The Fall Armyworm (Spodoptera frugiperda), also known as FAW, is a major food crop pest that was first detected in 2016 in Central and Western Africa, subsequently spreading rapidly throughout sub-Saharan Africa. ACDI/VOCA, an organization that implements food security projects in developing countries, responded through targeted, systemic interventions in agricultural focused projects located in Ghana (ADVANCE II), and Tanzania (NAFAKA II). Both projects launched localized scouting systems to monitor pest spread; developed strategic media campaigns and leveraged private-sector agribusiness providers and extension specialists to raise awareness of FAW; and spearheaded capacity building activities around management practices.
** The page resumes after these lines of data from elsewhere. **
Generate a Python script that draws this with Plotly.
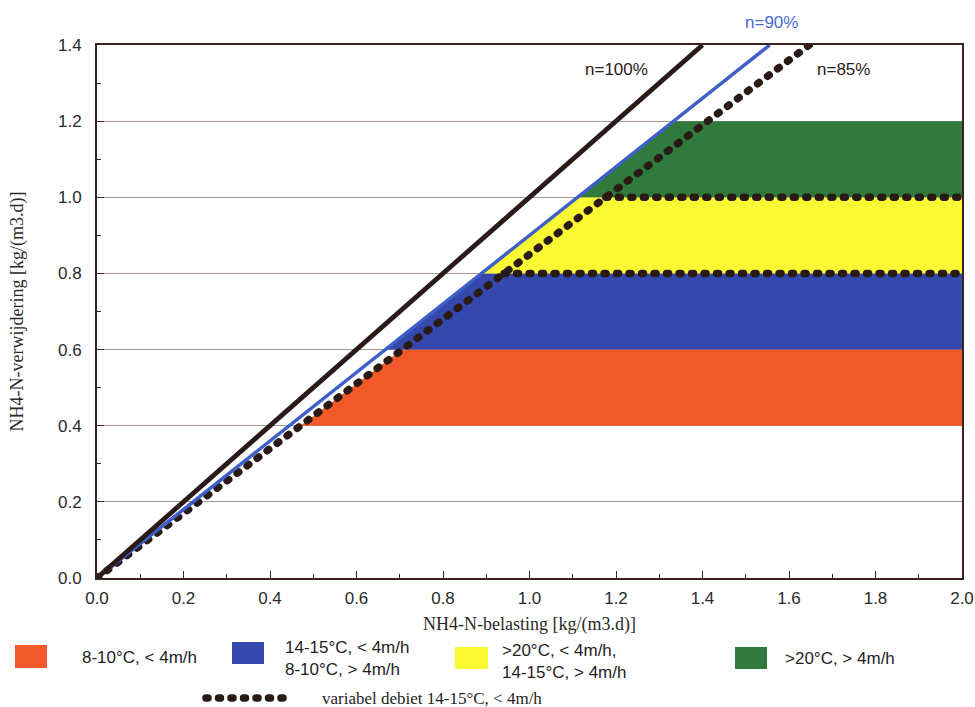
import plotly.graph_objects as go

# ---- data ----
band_low = [0.4, 0.6, 0.8, 1.0]
band_high = [0.6, 0.8, 1.0, 1.2]
band_eff = [0.85, 0.90, 0.90, 0.90]
band_colors = ["#f2592a", "#3448ae", "#fbf834", "#2f7a3c"]
band_labels = ["8-10°C, < 4m/h", "14-15°C, < 4m/h<br>8-10°C, > 4m/h",
               ">20°C, < 4m/h,<br>14-15°C, > 4m/h", ">20°C, > 4m/h"]

eff_lines = [1.00, 0.90]
eff_colors = ["#2a1a18", "#3f5fc8"]
eff_widths = [4.8, 3.5]
eff_labels = ["n=100%", "n=90%"]

dotted_eff = 0.85
dotted_levels = [0.8, 1.0]
dotted_label = "variabel debiet 14-15°C, < 4m/h"

x_max = 2.0
y_max = 1.4
x_ticks = [0.0, 0.2, 0.4, 0.6, 0.8, 1.0, 1.2, 1.4, 1.6, 1.8, 2.0]
y_ticks = [0.0, 0.2, 0.4, 0.6, 0.8, 1.0, 1.2, 1.4]

fig = go.Figure()

# filled bands
for lo, hi, e, c in zip(band_low, band_high, band_eff, band_colors):
    fig.add_trace(go.Scatter(
        x=[lo / e, x_max, x_max, hi / e, lo / e],
        y=[lo, lo, hi, hi, lo],
        fill="toself", fillcolor=c, mode="none", hoverinfo="skip",
        showlegend=False))

dot_style = dict(color="#2a1a16", width=7.5, dash="2px,10.5px")
# dotted n=85% line
fig.add_trace(go.Scatter(x=[0, y_max / dotted_eff], y=[0, y_max], mode="lines",
                         line=dot_style, showlegend=False))
for lv in dotted_levels:
    fig.add_trace(go.Scatter(x=[lv / dotted_eff, x_max], y=[lv, lv], mode="lines",
                             line=dot_style, showlegend=False))

# efficiency lines
for e, c, w in zip(reversed(eff_lines), reversed(eff_colors), reversed(eff_widths)):
    fig.add_trace(go.Scatter(x=[0, y_max / e], y=[0, y_max], mode="lines",
                             line=dict(color=c, width=w), showlegend=False))

axis_common = dict(showline=True, linecolor="#3a2222", linewidth=2, mirror=True,
                   ticks="inside", ticklen=7, tickcolor="#3a2222",
                   tickfont=dict(family="Liberation Sans, Arial", size=17, color="#2a2a2a"),
                   zeroline=False, automargin=False,
                   minor=dict(ticks="inside", ticklen=4, tickcolor="#3a2222", showgrid=False))

fig.update_xaxes(range=[0, x_max], tickvals=x_ticks,
                 ticktext=[f"{v:.1f}" for v in x_ticks], showgrid=False,
                 ticklabelstandoff=4,
                 title=dict(text="NH4-N-belasting [kg/(m3.d)]",
                            font=dict(family="Liberation Serif, Times New Roman", size=18, color="#2a2a2a"),
                            standoff=10),
                 **axis_common)
fig.update_xaxes(minor_dtick=0.1)
fig.update_yaxes(range=[0, y_max], tickvals=y_ticks,
                 ticktext=[f"{v:.1f}" for v in y_ticks], showgrid=True,
                 gridcolor="#a89898", gridwidth=1,
                 ticklabelstandoff=10,
                 title=dict(text="NH4-N-verwijdering [kg/(m3.d)]",
                            font=dict(family="Liberation Serif, Times New Roman", size=18, color="#2a2a2a"),
                            standoff=30),
                 **axis_common)
fig.update_yaxes(minor_dtick=0.1)

L, R, T, B = 97, 962, 45, 578
def px(xp):
    return (xp - L) / (R - L)
def py(yp):
    return (B - yp) / (B - T)

annotations = []
# line labels
lab_font = dict(family="Liberation Sans, Arial", size=17, color="#2a1a18")
annotations.append(dict(x=1.2, y=1.335, xref="x", yref="y", text=eff_labels[0], showarrow=False,
                        font=lab_font))
annotations.append(dict(x=1.56 / x_max, y=py(23), xref="paper", yref="paper", text=eff_labels[1],
                        showarrow=False, xanchor="center", yanchor="middle",
                        font=dict(family="Liberation Sans, Arial", size=17, color="#4a6ad0")))
annotations.append(dict(x=1.725, y=1.335, xref="x", yref="y", text="n=85%", showarrow=False,
                        font=lab_font))

# custom legend (pixel positions converted to paper coords)
shapes = []
sw = [(15, 645, 47, 668), (232, 642, 264, 664), (455, 647, 488, 669), (735, 647, 767, 669)]
txt = [(80, 657), (283, 658), (500, 661), (783, 658)]
for (x0, y0, x1, y1), c in zip(sw, band_colors):
    shapes.append(dict(type="rect", xref="paper", yref="paper", x0=px(x0), x1=px(x1),
                       y0=py(y1), y1=py(y0), fillcolor=c, line=dict(width=0)))
for (tx, ty), lab in zip(txt, band_labels):
    annotations.append(dict(x=px(tx), y=py(ty), xref="paper", yref="paper", text=lab,
                            showarrow=False, xanchor="left", yanchor="middle", align="left",
                            font=dict(family="Liberation Sans, Arial", size=17, color="#1e1e1e")))
# dotted legend entry
shapes.append(dict(type="line", xref="paper", yref="paper", x0=px(206), x1=px(290),
                   y0=py(698), y1=py(698), line=dot_style))
annotations.append(dict(x=px(320), y=py(698), xref="paper", yref="paper", text=dotted_label,
                        showarrow=False, xanchor="left", yanchor="middle",
                        font=dict(family="Liberation Serif, Times New Roman", size=17, color="#1e1e1e")))

fig.update_layout(width=975, height=707, margin=dict(l=L, r=975 - R, t=T, b=707 - B),
                  paper_bgcolor="white", plot_bgcolor="white",
                  annotations=annotations, shapes=shapes, showlegend=False)

post = """
document.body.style.margin='0';
document.body.style.padding='0';
function roundDots(){
  document.querySelectorAll('path').forEach(function(p){
    var d = p.style.strokeDasharray;
    if (d && d !== 'none' && d !== '') { p.style.strokeLinecap = 'round'; }
  });
}
roundDots();
setTimeout(roundDots, 50);
setTimeout(roundDots, 300);
var gdx = document.getElementById('{plot_id}');
if (gdx && gdx.on) { gdx.on('plotly_afterplot', roundDots); }
"""

fig.write_html("out.html", post_script=post, config={"displayModeBar": False})
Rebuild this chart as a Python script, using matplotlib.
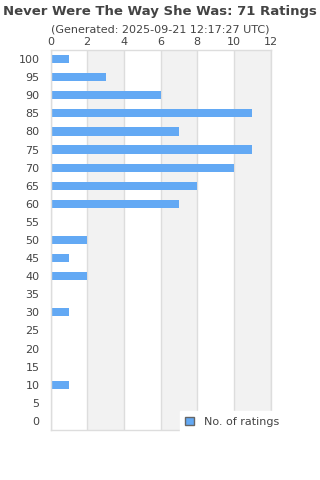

Furthermore, Ghana staff facilitated field trials in 2017 and 2018 that examined the efficacy of various pesticides’ in reducing maize (Zea mays) ear damage. The Ghana project also created a call center for FAW sightings. NAFAKA II enhanced producer connectivity to input service providers and gave small grants to spray service providers and village based agricultural advisors to address FAW emergence. In 2018, seventy-seven and ninety percent of Ghana and Tanzania project participants, respectively, utilized the promoted FAW management practices and services. A comprehensive study composed of a randomized, statistically representative survey of engaged actors, key-informant interviews and stakeholder focus groups revealed the effectiveness of these interventions in managing the onset of a foreign pest such as FAW, including gaps and lessons learned.